(begin)
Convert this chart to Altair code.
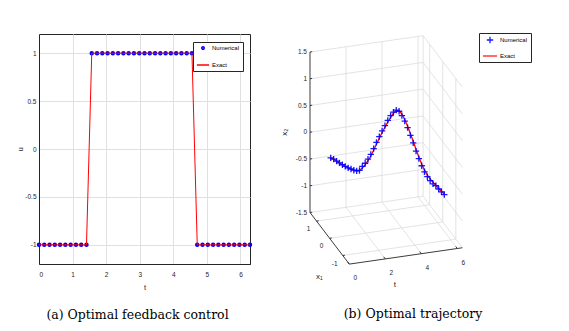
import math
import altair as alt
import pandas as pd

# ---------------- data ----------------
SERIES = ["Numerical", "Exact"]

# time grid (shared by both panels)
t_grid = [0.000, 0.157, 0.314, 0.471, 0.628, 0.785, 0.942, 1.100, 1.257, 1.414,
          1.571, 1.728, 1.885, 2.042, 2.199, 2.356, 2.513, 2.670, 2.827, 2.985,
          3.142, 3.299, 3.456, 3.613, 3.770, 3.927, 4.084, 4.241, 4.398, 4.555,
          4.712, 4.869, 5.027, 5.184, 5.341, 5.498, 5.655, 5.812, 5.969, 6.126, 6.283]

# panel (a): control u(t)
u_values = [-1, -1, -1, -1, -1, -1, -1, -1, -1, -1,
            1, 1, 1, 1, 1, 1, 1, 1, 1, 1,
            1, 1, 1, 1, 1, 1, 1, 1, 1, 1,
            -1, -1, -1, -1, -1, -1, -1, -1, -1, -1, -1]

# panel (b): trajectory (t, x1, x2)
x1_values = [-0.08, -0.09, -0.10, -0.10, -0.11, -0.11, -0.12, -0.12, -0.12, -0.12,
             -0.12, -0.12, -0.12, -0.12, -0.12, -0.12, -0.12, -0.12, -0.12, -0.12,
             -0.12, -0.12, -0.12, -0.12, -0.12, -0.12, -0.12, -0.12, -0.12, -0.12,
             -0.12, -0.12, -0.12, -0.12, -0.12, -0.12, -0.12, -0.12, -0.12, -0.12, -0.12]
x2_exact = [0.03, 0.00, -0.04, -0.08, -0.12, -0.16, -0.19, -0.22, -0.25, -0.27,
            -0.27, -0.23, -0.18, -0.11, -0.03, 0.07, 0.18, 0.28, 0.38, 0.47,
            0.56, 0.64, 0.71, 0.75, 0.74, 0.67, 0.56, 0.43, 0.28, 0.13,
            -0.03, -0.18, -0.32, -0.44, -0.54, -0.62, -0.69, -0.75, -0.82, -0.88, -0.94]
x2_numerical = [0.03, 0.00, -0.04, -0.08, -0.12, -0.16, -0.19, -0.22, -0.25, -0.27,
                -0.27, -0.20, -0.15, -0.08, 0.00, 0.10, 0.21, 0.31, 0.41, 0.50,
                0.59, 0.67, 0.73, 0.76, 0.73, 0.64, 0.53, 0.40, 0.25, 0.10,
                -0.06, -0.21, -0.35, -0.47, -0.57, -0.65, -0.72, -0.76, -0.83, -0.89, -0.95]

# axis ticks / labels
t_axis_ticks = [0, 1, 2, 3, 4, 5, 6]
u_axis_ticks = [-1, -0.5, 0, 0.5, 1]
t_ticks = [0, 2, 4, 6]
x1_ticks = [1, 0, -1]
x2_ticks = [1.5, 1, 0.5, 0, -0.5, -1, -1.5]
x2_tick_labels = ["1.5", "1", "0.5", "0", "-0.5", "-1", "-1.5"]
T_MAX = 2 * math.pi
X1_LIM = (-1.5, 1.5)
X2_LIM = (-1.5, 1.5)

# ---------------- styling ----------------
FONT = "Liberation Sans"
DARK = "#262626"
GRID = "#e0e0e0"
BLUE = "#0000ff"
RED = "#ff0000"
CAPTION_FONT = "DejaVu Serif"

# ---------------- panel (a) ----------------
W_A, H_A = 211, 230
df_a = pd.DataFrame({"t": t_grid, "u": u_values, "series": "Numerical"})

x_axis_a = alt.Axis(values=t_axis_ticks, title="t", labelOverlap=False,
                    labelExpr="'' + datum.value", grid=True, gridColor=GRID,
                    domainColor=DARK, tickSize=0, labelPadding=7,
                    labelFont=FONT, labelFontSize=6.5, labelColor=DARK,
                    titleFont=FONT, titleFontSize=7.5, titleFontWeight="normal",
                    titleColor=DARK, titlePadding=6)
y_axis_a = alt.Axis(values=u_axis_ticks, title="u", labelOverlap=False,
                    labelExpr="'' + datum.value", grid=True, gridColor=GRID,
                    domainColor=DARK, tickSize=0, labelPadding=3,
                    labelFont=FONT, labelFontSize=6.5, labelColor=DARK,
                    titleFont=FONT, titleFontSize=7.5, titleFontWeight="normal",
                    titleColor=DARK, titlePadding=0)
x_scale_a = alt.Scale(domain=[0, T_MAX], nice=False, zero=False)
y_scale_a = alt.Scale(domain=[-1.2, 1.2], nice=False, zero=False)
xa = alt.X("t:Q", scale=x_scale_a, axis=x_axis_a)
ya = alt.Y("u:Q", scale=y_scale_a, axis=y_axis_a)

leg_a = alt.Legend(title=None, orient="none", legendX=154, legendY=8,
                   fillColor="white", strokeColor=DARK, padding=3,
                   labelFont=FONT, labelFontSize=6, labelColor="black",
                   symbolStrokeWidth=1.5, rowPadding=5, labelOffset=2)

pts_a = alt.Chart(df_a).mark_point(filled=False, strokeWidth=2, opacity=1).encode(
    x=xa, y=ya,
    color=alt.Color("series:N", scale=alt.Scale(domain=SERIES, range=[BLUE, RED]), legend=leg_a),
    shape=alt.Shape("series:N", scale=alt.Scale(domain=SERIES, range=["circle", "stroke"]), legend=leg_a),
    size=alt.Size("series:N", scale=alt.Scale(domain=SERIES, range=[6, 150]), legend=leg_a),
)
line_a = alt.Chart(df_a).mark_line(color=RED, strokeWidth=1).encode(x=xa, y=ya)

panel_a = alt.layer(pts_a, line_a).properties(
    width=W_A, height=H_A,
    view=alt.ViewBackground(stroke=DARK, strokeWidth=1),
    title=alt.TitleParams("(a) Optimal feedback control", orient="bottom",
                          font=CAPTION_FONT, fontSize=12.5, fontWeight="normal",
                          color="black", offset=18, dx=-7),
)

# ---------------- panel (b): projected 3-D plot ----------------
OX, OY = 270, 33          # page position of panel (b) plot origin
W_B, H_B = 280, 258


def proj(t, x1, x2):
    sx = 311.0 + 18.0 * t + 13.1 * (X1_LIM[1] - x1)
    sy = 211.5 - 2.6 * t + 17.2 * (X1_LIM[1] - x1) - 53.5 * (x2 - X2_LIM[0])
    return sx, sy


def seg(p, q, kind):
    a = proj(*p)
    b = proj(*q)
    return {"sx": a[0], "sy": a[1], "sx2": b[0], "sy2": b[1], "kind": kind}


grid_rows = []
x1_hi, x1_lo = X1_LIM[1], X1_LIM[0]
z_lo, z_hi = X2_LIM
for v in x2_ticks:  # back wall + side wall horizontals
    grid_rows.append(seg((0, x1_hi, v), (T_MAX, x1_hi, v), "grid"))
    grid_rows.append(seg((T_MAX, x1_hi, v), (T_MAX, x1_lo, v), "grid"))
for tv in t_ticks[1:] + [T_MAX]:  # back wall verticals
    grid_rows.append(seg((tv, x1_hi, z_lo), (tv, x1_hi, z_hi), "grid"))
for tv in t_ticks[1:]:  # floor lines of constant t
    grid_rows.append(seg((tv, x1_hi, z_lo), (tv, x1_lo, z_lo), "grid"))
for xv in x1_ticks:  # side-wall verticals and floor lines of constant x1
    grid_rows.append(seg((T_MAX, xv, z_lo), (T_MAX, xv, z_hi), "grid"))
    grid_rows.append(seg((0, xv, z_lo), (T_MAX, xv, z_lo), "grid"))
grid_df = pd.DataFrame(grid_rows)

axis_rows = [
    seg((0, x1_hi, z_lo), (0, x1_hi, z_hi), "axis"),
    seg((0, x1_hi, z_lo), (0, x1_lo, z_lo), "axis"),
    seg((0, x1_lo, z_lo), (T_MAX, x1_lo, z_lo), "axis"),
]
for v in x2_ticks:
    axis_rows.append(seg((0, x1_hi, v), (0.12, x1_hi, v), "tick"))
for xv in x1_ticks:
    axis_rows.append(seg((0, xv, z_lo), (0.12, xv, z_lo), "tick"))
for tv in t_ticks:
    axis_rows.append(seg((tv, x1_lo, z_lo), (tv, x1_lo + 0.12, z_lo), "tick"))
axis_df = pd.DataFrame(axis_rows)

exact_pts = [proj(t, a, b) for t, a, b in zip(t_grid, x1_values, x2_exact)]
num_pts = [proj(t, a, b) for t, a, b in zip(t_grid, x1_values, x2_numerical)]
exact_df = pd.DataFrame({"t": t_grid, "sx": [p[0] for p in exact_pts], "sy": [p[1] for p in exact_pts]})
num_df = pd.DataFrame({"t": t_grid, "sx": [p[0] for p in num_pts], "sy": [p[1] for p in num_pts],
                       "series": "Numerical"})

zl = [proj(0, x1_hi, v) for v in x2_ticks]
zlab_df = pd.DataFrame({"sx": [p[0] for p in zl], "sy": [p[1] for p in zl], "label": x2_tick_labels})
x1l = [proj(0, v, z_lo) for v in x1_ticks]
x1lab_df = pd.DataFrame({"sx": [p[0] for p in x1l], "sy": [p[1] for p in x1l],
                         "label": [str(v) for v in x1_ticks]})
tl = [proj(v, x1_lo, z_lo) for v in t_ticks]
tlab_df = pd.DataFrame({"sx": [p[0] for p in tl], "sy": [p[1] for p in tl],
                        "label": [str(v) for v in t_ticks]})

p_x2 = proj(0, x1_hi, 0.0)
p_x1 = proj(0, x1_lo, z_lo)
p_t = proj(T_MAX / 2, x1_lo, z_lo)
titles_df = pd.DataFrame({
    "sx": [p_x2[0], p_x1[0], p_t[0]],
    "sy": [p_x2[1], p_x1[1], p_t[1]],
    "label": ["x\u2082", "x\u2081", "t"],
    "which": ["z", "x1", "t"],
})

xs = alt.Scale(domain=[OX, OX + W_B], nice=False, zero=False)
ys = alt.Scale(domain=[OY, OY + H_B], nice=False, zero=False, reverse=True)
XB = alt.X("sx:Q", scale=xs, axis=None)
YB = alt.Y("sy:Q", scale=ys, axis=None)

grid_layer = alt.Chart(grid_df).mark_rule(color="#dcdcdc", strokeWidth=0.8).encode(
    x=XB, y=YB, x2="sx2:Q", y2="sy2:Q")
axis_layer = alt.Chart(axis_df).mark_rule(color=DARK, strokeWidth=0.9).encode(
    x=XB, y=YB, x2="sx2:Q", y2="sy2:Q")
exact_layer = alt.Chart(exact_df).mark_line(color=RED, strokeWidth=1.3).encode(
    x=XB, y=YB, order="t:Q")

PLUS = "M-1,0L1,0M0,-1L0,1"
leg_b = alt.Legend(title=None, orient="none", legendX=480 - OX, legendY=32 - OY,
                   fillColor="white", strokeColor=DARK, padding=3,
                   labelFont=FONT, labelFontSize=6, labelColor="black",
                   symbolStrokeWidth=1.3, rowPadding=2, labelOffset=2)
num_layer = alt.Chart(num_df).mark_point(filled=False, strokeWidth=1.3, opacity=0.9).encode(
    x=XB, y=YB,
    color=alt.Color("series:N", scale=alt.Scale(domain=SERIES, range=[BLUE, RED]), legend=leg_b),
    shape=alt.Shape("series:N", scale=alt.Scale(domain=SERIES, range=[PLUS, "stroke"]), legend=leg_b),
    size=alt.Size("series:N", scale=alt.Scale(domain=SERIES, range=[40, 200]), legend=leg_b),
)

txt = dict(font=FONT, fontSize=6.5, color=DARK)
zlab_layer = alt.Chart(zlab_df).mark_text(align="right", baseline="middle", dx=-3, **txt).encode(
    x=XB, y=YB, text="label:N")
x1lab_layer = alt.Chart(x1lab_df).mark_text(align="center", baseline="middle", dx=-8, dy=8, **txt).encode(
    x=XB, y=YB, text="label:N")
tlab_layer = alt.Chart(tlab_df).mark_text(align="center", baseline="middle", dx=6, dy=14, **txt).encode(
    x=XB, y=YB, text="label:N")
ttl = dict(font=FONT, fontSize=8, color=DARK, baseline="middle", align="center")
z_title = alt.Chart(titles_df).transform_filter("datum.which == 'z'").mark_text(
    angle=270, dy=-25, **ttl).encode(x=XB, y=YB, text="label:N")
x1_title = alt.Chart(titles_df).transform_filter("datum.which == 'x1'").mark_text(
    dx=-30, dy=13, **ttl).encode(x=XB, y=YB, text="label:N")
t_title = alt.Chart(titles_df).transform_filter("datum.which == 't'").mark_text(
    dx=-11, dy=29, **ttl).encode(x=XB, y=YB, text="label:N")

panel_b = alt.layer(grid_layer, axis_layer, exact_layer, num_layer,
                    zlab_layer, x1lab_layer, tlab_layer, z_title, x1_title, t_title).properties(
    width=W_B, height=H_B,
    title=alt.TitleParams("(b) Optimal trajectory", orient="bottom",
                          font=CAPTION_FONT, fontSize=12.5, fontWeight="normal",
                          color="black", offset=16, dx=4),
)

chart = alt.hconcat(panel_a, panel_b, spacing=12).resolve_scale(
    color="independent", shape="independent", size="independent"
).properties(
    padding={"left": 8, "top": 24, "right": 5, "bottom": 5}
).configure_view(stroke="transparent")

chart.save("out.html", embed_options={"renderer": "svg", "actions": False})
(end)
◆ WHAT YOU WILL DO ◆
The lines from the start of the data through the line that contains "-1, -1, -1, -1, -1, -1, -1, -1, -1, -1, -1]" are to be returned exactly, please, with both ends included and every picture left out.

◆ FULL SOLUTION ◆
Convert this chart to Altair code.
import math
import altair as alt
import pandas as pd

# ---------------- data ----------------
SERIES = ["Numerical", "Exact"]

# time grid (shared by both panels)
t_grid = [0.000, 0.157, 0.314, 0.471, 0.628, 0.785, 0.942, 1.100, 1.257, 1.414,
          1.571, 1.728, 1.885, 2.042, 2.199, 2.356, 2.513, 2.670, 2.827, 2.985,
          3.142, 3.299, 3.456, 3.613, 3.770, 3.927, 4.084, 4.241, 4.398, 4.555,
          4.712, 4.869, 5.027, 5.184, 5.341, 5.498, 5.655, 5.812, 5.969, 6.126, 6.283]

# panel (a): control u(t)
u_values = [-1, -1, -1, -1, -1, -1, -1, -1, -1, -1,
            1, 1, 1, 1, 1, 1, 1, 1, 1, 1,
            1, 1, 1, 1, 1, 1, 1, 1, 1, 1,
            -1, -1, -1, -1, -1, -1, -1, -1, -1, -1, -1]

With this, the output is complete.